A man holds a newspaper as he looks at an electronic board displaying stock prices at a brokerage house in Beijing, China, Dec. 5, 2016. (AP/Andy Wong)
Moments ago, all three main US FX pairs, the yen, euro and yuan snapped higher, following a CNBC report according to which the Trump administration is studying ways to penalize countries whose currencies it believes are undervalued. CNBC cited two unidentified people with direct knowledge of the review who work within the administration.
Trump’s econ team is studying alternative strategies to labeling China a currency manipulator, the people say and add that the “effort” includes Treasury, Commerce Dept, National Economic Council, National Trade Council and the office of the U.S. Trade Representative One law that has generated particular attention is the Trade Enforcement and Trade Facilitation Act.
The result: an immediate plunge in the USD as follows:
USDJPY
USDCNH:
In the report, CNBC notes that the Trump administration is assessing the scope of its power to penalize countries whose currencies it believes are undervalued, according to two people with direct knowledge of the review, “an effort to fulfill the president’s campaign pledge to crack down on what he frequently called unfair trade.”
President Donald Trump promised to label China as a currency manipulator on day one of his presidency, but has not done so.

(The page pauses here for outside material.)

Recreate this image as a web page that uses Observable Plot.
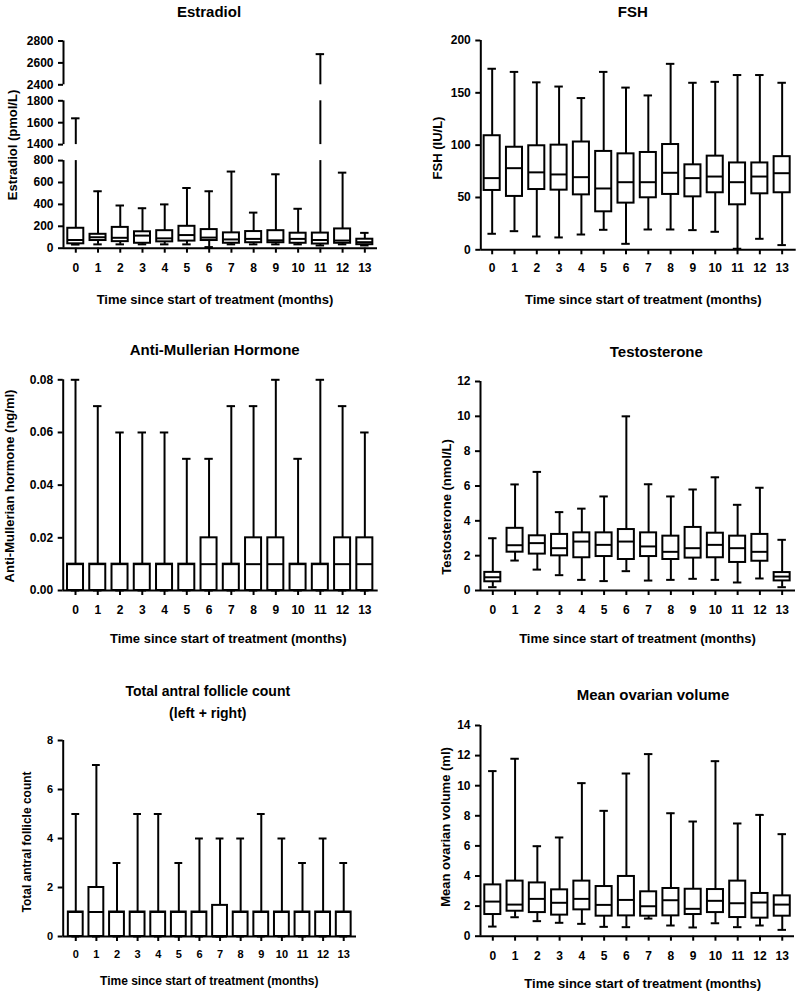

That process is actually directed by the Treasury Department, which is not slated to release its official analysis of international currency until later this spring. Even then, many analysts are skeptical that the administration would take the aggressive step of slapping China with such a label.
In the meantime, the administration’s economic team is looking at alternative strategies, said the two people, both of whom work within the administration. The effort includes not only Treasury, but also the Commerce Department, National Economic Council, National Trade Council and the office of the U.S. Trade Representative, one of the officials said.
According to CNBC one approach that has garnered particular attention is the Trade Enforcement and Trade Facilitation Act, which was enacted during the final months of President Barack Obama’s administration. “It was intended to act as a check on separate legislation that gave Obama broad latitude to negotiate the Asian trade deal known as the Trans-Pacific Partnership, or TPP. Critics of that agreement argued that it did not sufficiently protect against currency manipulation.”
The Trade Enforcement and Trade Facilitation Act details several consequences for nations that have devalued their currency and also have large current account surpluses. It allows the president to block future federal contracts with those countries and to choke off government financing for U.S. businesses seeking to invest there. The law also calls for pressuring the International Monetary Fund for heightened surveillance and for currency valuation to be considered in trade negotiations.
“China is likely to take overt as well as covert retaliatory actions, that could include restricting American companies’ access to markets and investment opportunities in China, as well as disrupting the supply chains of U.S. businesses that rely on Chinese intermediaries,” said Eswar Prasad, a trade professor at Cornell University. “The U.S. economy, especially U.S. multinational corporations that operate in China in one form or another, could suffer significant collateral damage if an open trade war were to break out.”
That said, it is unlikely that China, or any other nation will be branded a currency manipulator outright: as CNBC notes, “to be labeled a currency manipulator, China would need to meet three rigorous requirements: a U.S. trade surplus of more than $20 billion, a current-account surplus of more than 3 percent of its economy and purchases of foreign assets totaling more than 2 percent of GDP. The last analysis by the Obama administration found that China met only the standard on bilateral trade.”